With the recent euphoria that has brought a lot of first – time investors to the stock markets – both in India and abroad, there has been a growing trend of another event.
For the uninitiated, IPO stands for ‘Initial Public Offering’.
It is the first time when shares of an enterprise are offered to the public for subscription through the capital markets.
In recent times, a lot of companies have started offering Private assets too (unlisted shares of companies and startups) but more on that later.
The Company generally offers a portion of it’s shares for the public to acquire either through a ‘fresh issue’ or an ‘offer for sale’.
For a lot of companies, IPO is more about giving an exit to existing shareholders rather than creating value for new shareholders.
Allow me to explain.
In any IPO, there is huge information asymmetry.
There are folks who have been invested in a particular company for a really long time (including the promoters of the company). An IPO gives them an opportunity to value most of their investments at the true ‘market value’ instead of having to carry these investments either at cost or at a fair value.
Secondly, you will always find a lot of retail euphoria in the hope of listing gains.
This again circles back to the demand supply equation.
Normally, in any IPO there are specific slots reserved for each category of Investors.
Non – Institutional
Qualified Institutional Buyers
More often than not, you will find most of these categories oversubscribed.
Still doesn’t answer my question. Can you cut to the chase?
Before subscribing to any IPO, always make sure you go through the DRHP.
DRHP or the Draft Red Herring Prospectus is a goldmine of data and a wonderful document to give you insights about everything – the industry structure, the competitive intensity, the financials, the company’s history and ‘key risks’ of the business.
These documents can run into 500+ pages. It might sound over whelming but it is a great idea to spend at least 10-15 minutes skimming through it.
Where can I find the DRHP?
Do a simple Google search.
Company going to IPO + DRHP
The official SEBI site will direct you to the DRHP.
DRHP Done. What next?
First and foremost, subscribing to any IPO should not happen out of FOMO.
FOMO – Fear of Missing Out.
Either you should know what the Company is up to or be well abreast with their numbers or you should really spend some time going through the DRHP.
That’s all there is to evaluate before subscribing to an IPO.
But I know someone who does this for a living. He’s Rich!
Warren Buffet has often been quoted that he hasn’t bought into a single IPO since the last 54 years.
It was only recently his firm made a USD 800 mn gain in the Snowflake IPO.
With Real Interest Rates falling to historic lows all throughout the world, people are chasing alternate asset classes with higher expected returns.
This is a very popular graph that we are often told about since a very young age.
Higher the risk, higher the return. I had written extensively about this in a post here.
But if risky assets would always be relied upon for higher returns, they would not be risky in the first place, right?
In a time frame when taking on more risks always translates to better returns, undertaking this can be fruitful.
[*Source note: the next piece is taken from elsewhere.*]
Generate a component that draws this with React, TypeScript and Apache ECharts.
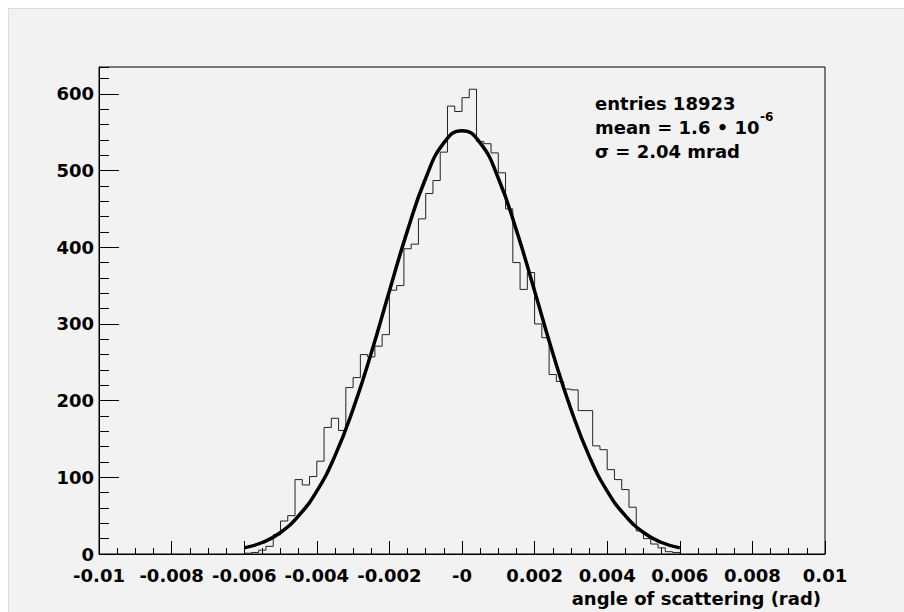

It is only when things that are not in your control (unsystematic risk) go haywire, everything goes South!
This is the correct way to evaluate the Risk Return trade-off.
Higher the Risk, higher the range of returns. More often than not, the highest risk point may give you a higher expected return on the upside.
It may just give the same on the downside, which is often NEGATIVE.
Coming back to the question.
It may sound very appealing, the surplus money is lying in my account, let me apply for this IPO.
More often than not, the allotment might not come through because of the sheer over-subscription.
Only if the Retail part is not over-subscribed you have a sure shot chance of getting an allotment. Else, money stays blocked in Escrow (ASBA) for a limited time period.
There is no sure-shot game of getting listing gains on the day of listing of an IPO.
There was a recent company that had gone for an IPO in late 2019 and is currently almost 6x the IPO price. If you open the DRHP, it starts with 67 potential risks that the management themselves foresee!
(Can you guess the name of the Company? Do let me know in the comments section.)
If you plan to subscribe to an IPO, you should take some conscious effort to do some research around the company or at least be aware of their financials.
If you get comfort on the above two, go ahead and make your decision. This way you will have a basis of subscription rather than going by hearsay.